The Upper-Egypt disaster has prompted the government to look at the authorities afresh. But instead of reforming ENRA's financial structure, for example, the government is simply allocating emergency funds to upgrade third-class coaches. Ebeid, attempting to counter criticism in parliament, announced on Friday the allocation of LE251 million for this task. The money will go to upgrade 300 third-class train coaches and other refurbishment works, such as the purchase of new locomotives.

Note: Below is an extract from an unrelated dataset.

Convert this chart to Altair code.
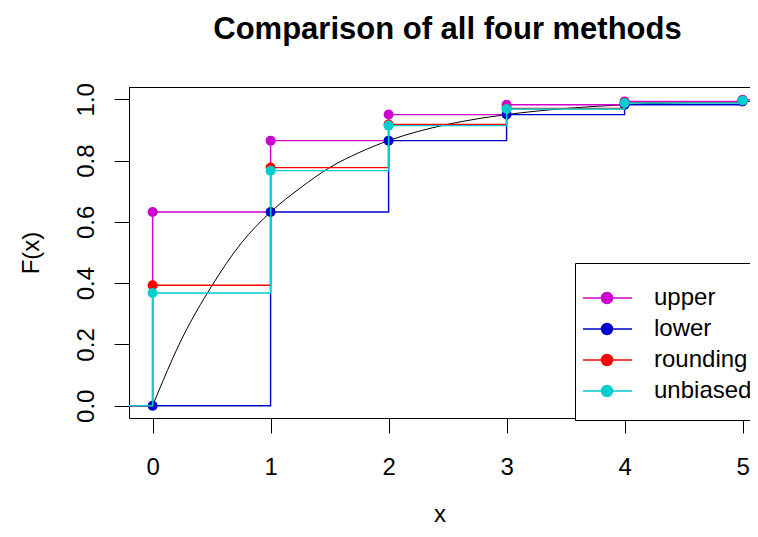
import altair as alt
import pandas as pd

# Discretization knots and cumulative probabilities
knots = [0, 1, 2, 3, 4, 5]
upper = [0.632, 0.865, 0.950, 0.982, 0.993, 0.998]
lower = [0.0, 0.632, 0.865, 0.950, 0.982, 0.993]
rounding = [0.393, 0.777, 0.918, 0.970, 0.989, 0.996]
unbiased = [0.368, 0.767, 0.914, 0.968, 0.988, 0.996]

methods = ["upper", "lower", "rounding", "unbiased"]
colors = ["#CD00CD", "#0000CD", "#FF0000", "#00CDCD"]

# Continuous CDF curve
curve_x = [0, 0.25, 0.5, 0.75, 1, 1.25, 1.5, 1.75, 2, 2.25, 2.5, 2.75, 3, 3.5, 4, 4.5, 5]
curve_y = [0, 0.22, 0.39, 0.53, 0.632, 0.71, 0.777, 0.826, 0.865, 0.895, 0.918, 0.936, 0.95, 0.97, 0.982, 0.989, 0.993]

series = {"upper": upper, "lower": lower, "rounding": rounding, "unbiased": unbiased}

FONT = "Liberation Sans"
W, H = 621, 331

xscale = alt.Scale(domain=[-0.2, 5.063], nice=False, zero=False)
yscale = alt.Scale(domain=[-0.04, 1.04], nice=False, zero=False)
cscale = alt.Scale(domain=methods, range=colors)

xaxis = alt.Axis(values=knots, format="d", title="x", labelBaseline="alphabetic",
                 labelPadding=41, titleBaseline="alphabetic", titleY=103,
                 titleFontWeight="normal")
yaxis = alt.Axis(values=[0, 0.2, 0.4, 0.6, 0.8, 1.0], format=".1f", title="F(x)",
                 labelAngle=270, labelAlign="center", labelBaseline="alphabetic",
                 labelPadding=21, titleAngle=270, titleX=-91, titleY=165.5,
                 titleAlign="center", titleBaseline="alphabetic", titleFontWeight="normal")

sym_path = ("M -1.714 0 L 1.786 0 M -0.393 0 A 0.393 0.393 0 1 0 0.393 0 "
            "A 0.393 0.393 0 1 0 -0.393 0 Z")
legend = alt.Legend(title=" ", orient="none", legendX=446, legendY=176,
                    symbolType=sym_path, symbolSize=784, symbolStrokeWidth=1.5,
                    symbolOpacity=1, labelFontSize=24, labelFont=FONT, labelColor="black",
                    labelOffset=32, rowPadding=4, padding=17, titleFontSize=2, titlePadding=1,
                    strokeColor="black", fillColor="white")

curve_df = pd.DataFrame({"x": curve_x, "F": curve_y})
curve = alt.Chart(curve_df).mark_line(color="black", strokeWidth=1, interpolate="monotone", clip=True).encode(
    x=alt.X("x:Q", scale=xscale, axis=xaxis),
    y=alt.Y("F:Q", scale=yscale, axis=yaxis),
)

# top edge of the plot frame (the right edge lies beyond the picture in the reference)
frame_top = alt.Chart(pd.DataFrame({"k": [0]})).mark_rule(color="black", strokeWidth=1).encode(
    x=alt.value(0), x2=alt.value(W), y=alt.value(0.5)
)

layers = [curve]
for m in methods:
    vals = series[m]
    line_df = pd.DataFrame({
        "x": [-1] + knots + [6],
        "F": [0.0] + vals + [vals[-1]],
        "method": m,
    })
    pt_df = pd.DataFrame({"x": knots, "F": vals, "method": m})
    ln = alt.Chart(line_df).mark_line(interpolate="step-after", strokeWidth=1.4, clip=True).encode(
        x=alt.X("x:Q", scale=xscale, axis=xaxis),
        y=alt.Y("F:Q", scale=yscale, axis=yaxis),
        color=alt.Color("method:N", scale=cscale, legend=legend),
    )
    pt = alt.Chart(pt_df).mark_point(filled=True, size=100, opacity=1, clip=True).encode(
        x=alt.X("x:Q", scale=xscale, axis=xaxis),
        y=alt.Y("F:Q", scale=yscale, axis=yaxis),
        color=alt.Color("method:N", scale=cscale, legend=legend),
    )
    layers += [ln, pt]
layers.append(frame_top)

chart = alt.layer(*layers).properties(
    width=W, height=H,
    autosize="none",
    padding={"left": 121, "top": 79, "right": 0, "bottom": 107},
    title=alt.TitleParams("Comparison of all four methods", fontSize=31, font=FONT,
                          fontWeight="bold", anchor="middle", baseline="alphabetic",
                          offset=13, dx=8, color="black"),
).configure_view(stroke=None).configure_axis(
    grid=False, domainColor="black", tickColor="black", labelColor="black", titleColor="black",
    tickSize=15, labelFont=FONT, titleFont=FONT, labelFontSize=24, titleFontSize=24,
    domainWidth=1, tickWidth=1,
)

chart.save("out.html", embed_options={"renderer": "svg", "actions": False})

Market-friendly economists have attacked Ebeid's priorities. Ahmed Abu Ismail, a former finance minister, told Al-Ahram Weekly that the money was primarily aimed at cushioning Ebeid from criticism and cleaning up the government's image in the eyes of the people. "Ebeid is a public administration professor and he should surely know that, in a liberal economy, the government should no longer be involved in running economic authorities," Abu Ismail said. In the short run, Abu Ismail argued, economically liberalising services provided by authorities could hit the poor, but in the long-term, the nation's economy would benefit from a reduced budget deficit. "The state budget will be relieved of the huge subsidies provided to economic authorities every year. The saved money could instead be directed at improving public services provided to poor citizens, notably in strategic sectors such as education and health," he said.